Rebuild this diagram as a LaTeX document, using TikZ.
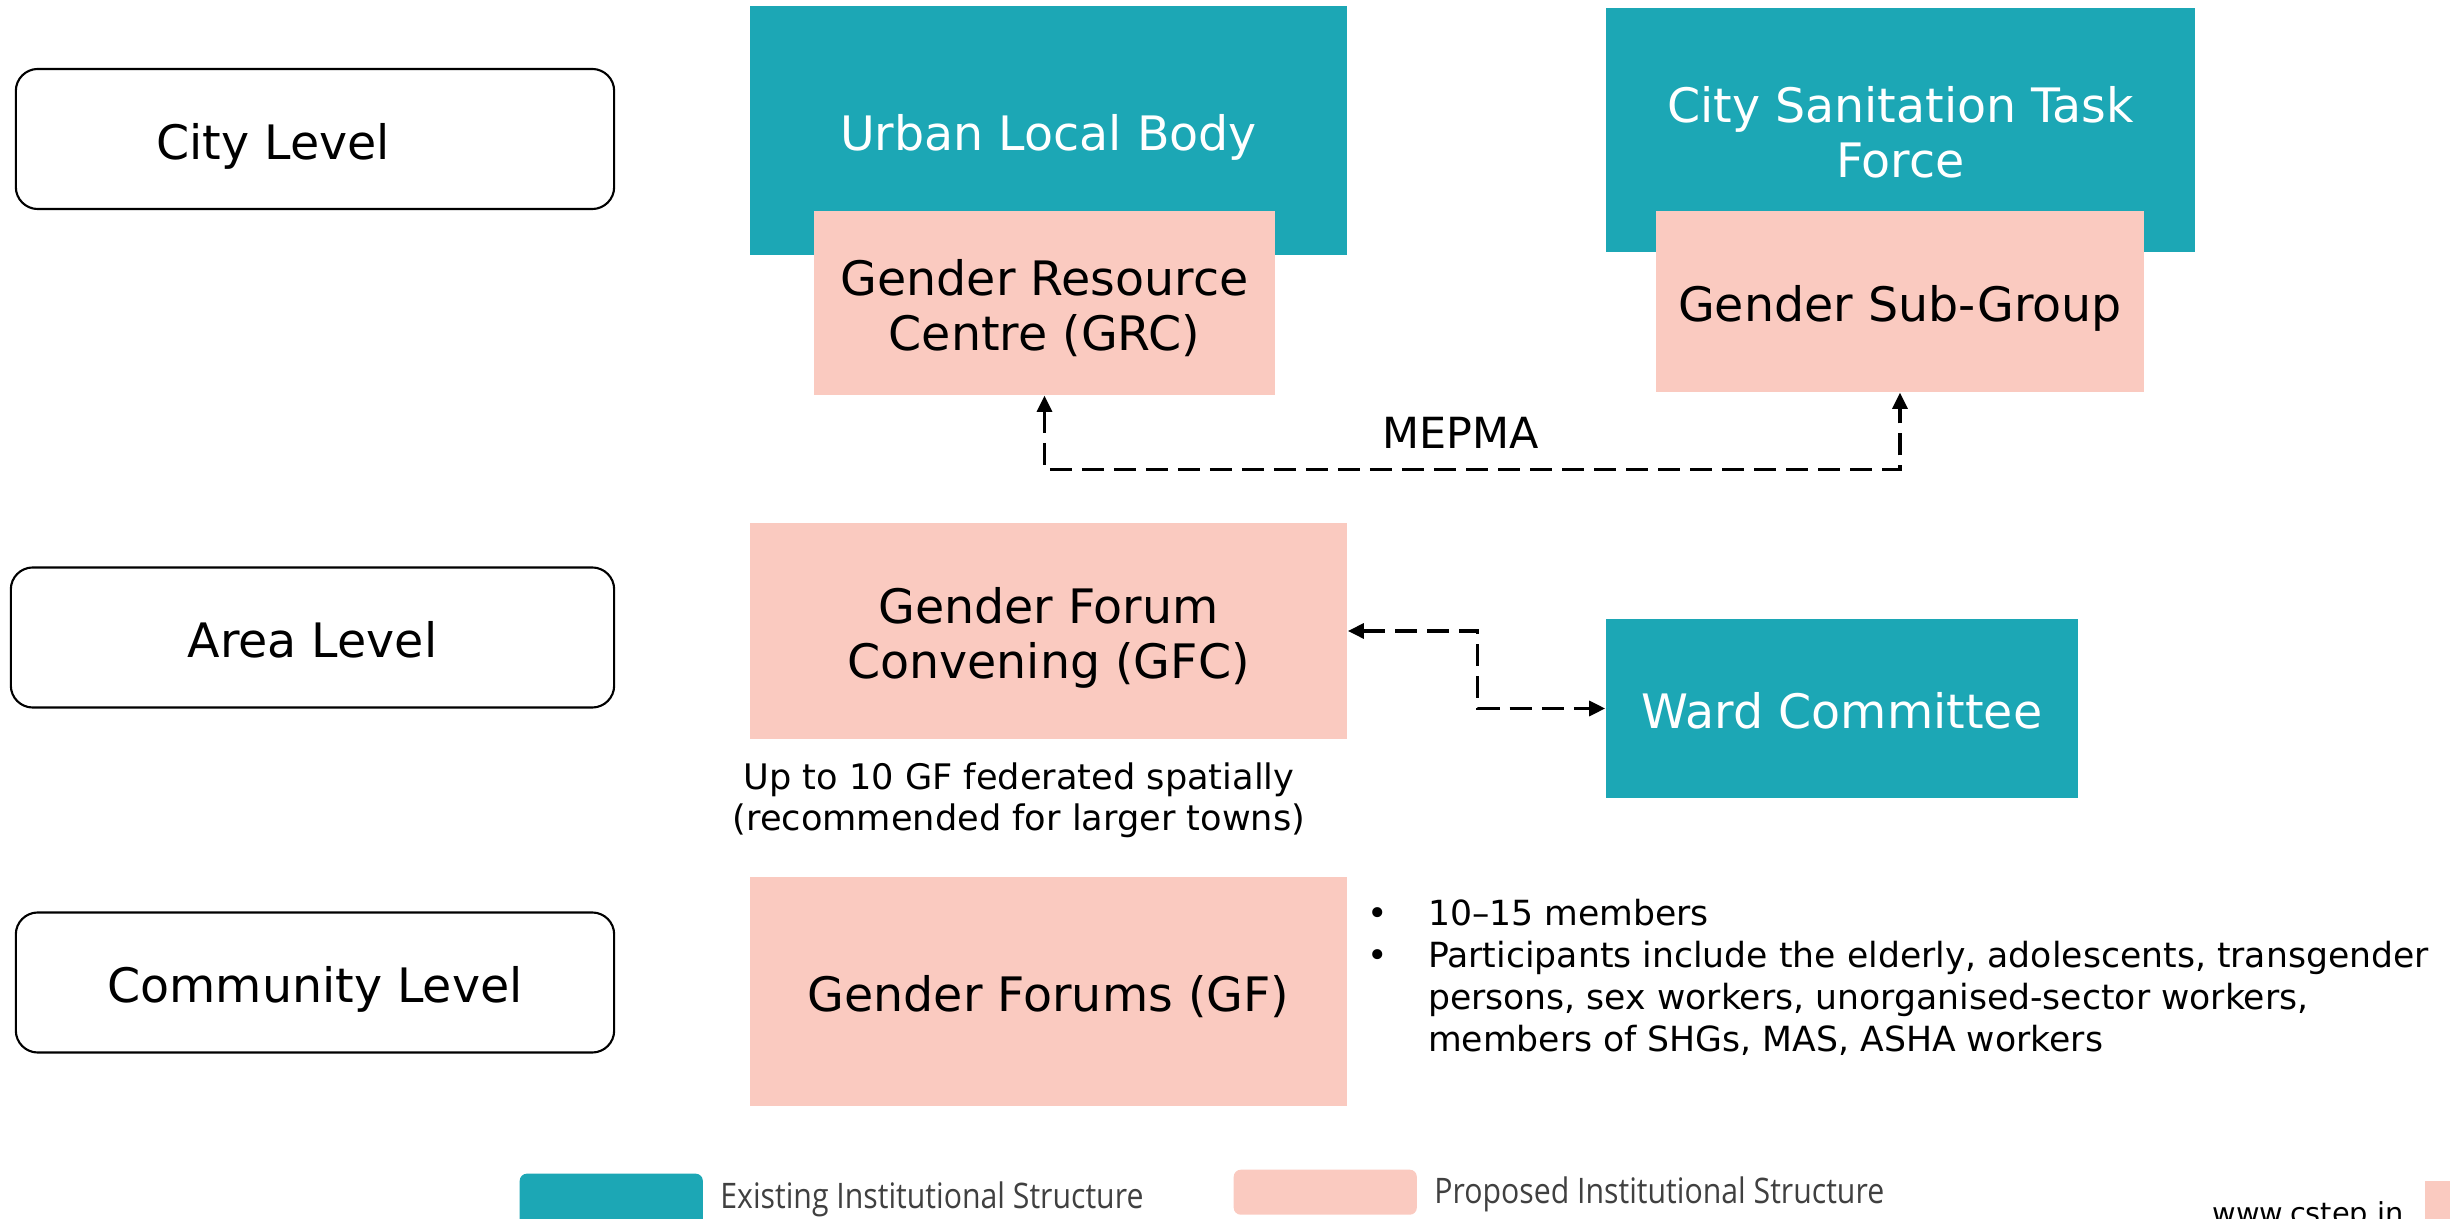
\documentclass[tikz,border=0pt]{standalone}
\usepackage{fontspec}
\setmainfont{DejaVu Sans}
\newfontfamily\keyfont[FakeStretch=0.86]{Open Sans}
\usetikzlibrary{positioning,arrows.meta}
\definecolor{existing}{RGB}{28,167,181}
\definecolor{proposed}{RGB}{250,202,192}
\definecolor{keygrey}{RGB}{64,64,64}
\newcommand\tallstrut{\rule{0pt}{15.4pt}}
\newcommand\deepstrut{\rule[-4pt]{0pt}{4pt}}

\begin{document}
\begin{tikzpicture}[x=0.01cm, y=-0.01cm,
		>={Triangle[length=0.16cm, width=0.15cm]},
		boxtext/.style={align=center, font=\fontsize{13.5}{15.5}\selectfont, execute at begin node=\tallstrut, execute at end node=\deepstrut},
		tier/.style={draw, line width=0.6pt, rounded corners=0.22cm, minimum width=5.98cm, minimum height=1.4cm, boxtext},
		oldfill/.style={fill=existing, inner sep=0pt},
		newfill/.style={fill=proposed, inner sep=0pt},
		oldbox/.style={oldfill, text=white, boxtext},
		newbox/.style={newfill, boxtext},
		link/.style={<->, dash pattern=on 0.22cm off 0.1cm, line width=0.9pt},
		note/.style={font=\fontsize{10}{11.6}\selectfont},
		keytext/.style={anchor=west, text=keygrey, font=\keyfont\fontsize{10}{12}\selectfont}]
			\useasboundingbox (0,0) rectangle (2450,1219);

			\node[tier] (city) at (315,139) {\hspace*{-0.84cm}City Level};
			\node[tier, minimum width=6.03cm] (area) at (312.5,637.5) {Area Level};
			\node[tier] (community) at (315,982.5) {Community Level};

			\node[oldbox, minimum width=5.97cm, minimum height=2.49cm] (ulb) at (1048.5,130.5) {Urban Local Body};
			\node[newbox, minimum width=4.61cm, minimum height=1.84cm] (grc) at (1044.5,303) {\tallstrut Gender Resource\\Centre (GRC)};
			\node[oldbox, minimum width=5.89cm, minimum height=2.44cm] (cstf) at (1900.5,130) {\tallstrut City Sanitation Task\\Force};
			\node[newbox, minimum width=4.88cm, minimum height=1.81cm] (gsg) at (1900,301.5) {Gender Sub-Group};
			\node[font=\fontsize{12.2}{14}\selectfont] (mepma) at (1461,433) {MEPMA};

			\node[newbox, minimum width=5.97cm, minimum height=2.16cm] (gfc) at (1048.5,631) {\tallstrut Gender Forum\\Convening (GFC)};
			\node[oldbox, minimum width=4.72cm, minimum height=1.79cm] (ward) at (1842,708.5) {Ward Committee};
			\node[note, align=center] (fed) at (1019,800) {Up to 10 GF federated spatially\\(recommended for larger towns)};

			\node[newbox, minimum width=5.97cm, minimum height=2.29cm] (gf) at (1048.5,991.5) {Gender Forums (GF)};
			\node[anchor=west, inner sep=0pt, font=\fontsize{9.85}{12}\selectfont] (members) at (1367,980) {\begin{tabular}{@{}l@{\hspace{0.4cm}}l@{}}
				\textbullet & 10--15 members\\
				\textbullet & Participants include the elderly, adolescents, transgender\\
				& persons, sex workers, unorganised-sector workers,\\
				& members of SHGs, MAS, ASHA workers
			\end{tabular}};

			\node[oldfill, minimum width=1.83cm, minimum height=0.6cm, rounded corners=2pt, anchor=north west] (keyold) at (519,1173) {};
			\node[keytext] (keyoldtext) at (708,1199) {Existing Institutional Structure};
			\node[newfill, minimum width=1.83cm, minimum height=0.45cm, rounded corners=2pt, anchor=north west] (keynew) at (1233,1169) {};
			\node[keytext] (keynewtext) at (1422,1194) {Proposed Institutional Structure};

			\node[anchor=base west, inner sep=0pt, font=\fontsize{8.2}{10}\selectfont] (web) at (2212,1224) {www.cstep.in};
			\node[newfill, minimum width=0.4cm, minimum height=0.5cm, anchor=north west] (corner) at (2424,1180) {};

			\draw[link] (grc.south) -- ++(0,74) -| (gsg.south);
			\draw[link] (gfc.east) -- ++(130,0) |- (ward.west);

		  \end{tikzpicture}
\end{document}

Task goal ▸ Exactly restate the lines from the beginning of the data through the line with "(community) at (315,982.5)", and no others, keeping pictures out.

Full response ▸
Rebuild this diagram as a LaTeX document, using TikZ.
\documentclass[tikz,border=0pt]{standalone}
\usepackage{fontspec}
\setmainfont{DejaVu Sans}
\newfontfamily\keyfont[FakeStretch=0.86]{Open Sans}
\usetikzlibrary{positioning,arrows.meta}
\definecolor{existing}{RGB}{28,167,181}
\definecolor{proposed}{RGB}{250,202,192}
\definecolor{keygrey}{RGB}{64,64,64}
\newcommand\tallstrut{\rule{0pt}{15.4pt}}
\newcommand\deepstrut{\rule[-4pt]{0pt}{4pt}}

\begin{document}
\begin{tikzpicture}[x=0.01cm, y=-0.01cm,
		>={Triangle[length=0.16cm, width=0.15cm]},
		boxtext/.style={align=center, font=\fontsize{13.5}{15.5}\selectfont, execute at begin node=\tallstrut, execute at end node=\deepstrut},
		tier/.style={draw, line width=0.6pt, rounded corners=0.22cm, minimum width=5.98cm, minimum height=1.4cm, boxtext},
		oldfill/.style={fill=existing, inner sep=0pt},
		newfill/.style={fill=proposed, inner sep=0pt},
		oldbox/.style={oldfill, text=white, boxtext},
		newbox/.style={newfill, boxtext},
		link/.style={<->, dash pattern=on 0.22cm off 0.1cm, line width=0.9pt},
		note/.style={font=\fontsize{10}{11.6}\selectfont},
		keytext/.style={anchor=west, text=keygrey, font=\keyfont\fontsize{10}{12}\selectfont}]
			\useasboundingbox (0,0) rectangle (2450,1219);

			\node[tier] (city) at (315,139) {\hspace*{-0.84cm}City Level};
			\node[tier, minimum width=6.03cm] (area) at (312.5,637.5) {Area Level};
			\node[tier] (community) at (315,982.5) {Community Level};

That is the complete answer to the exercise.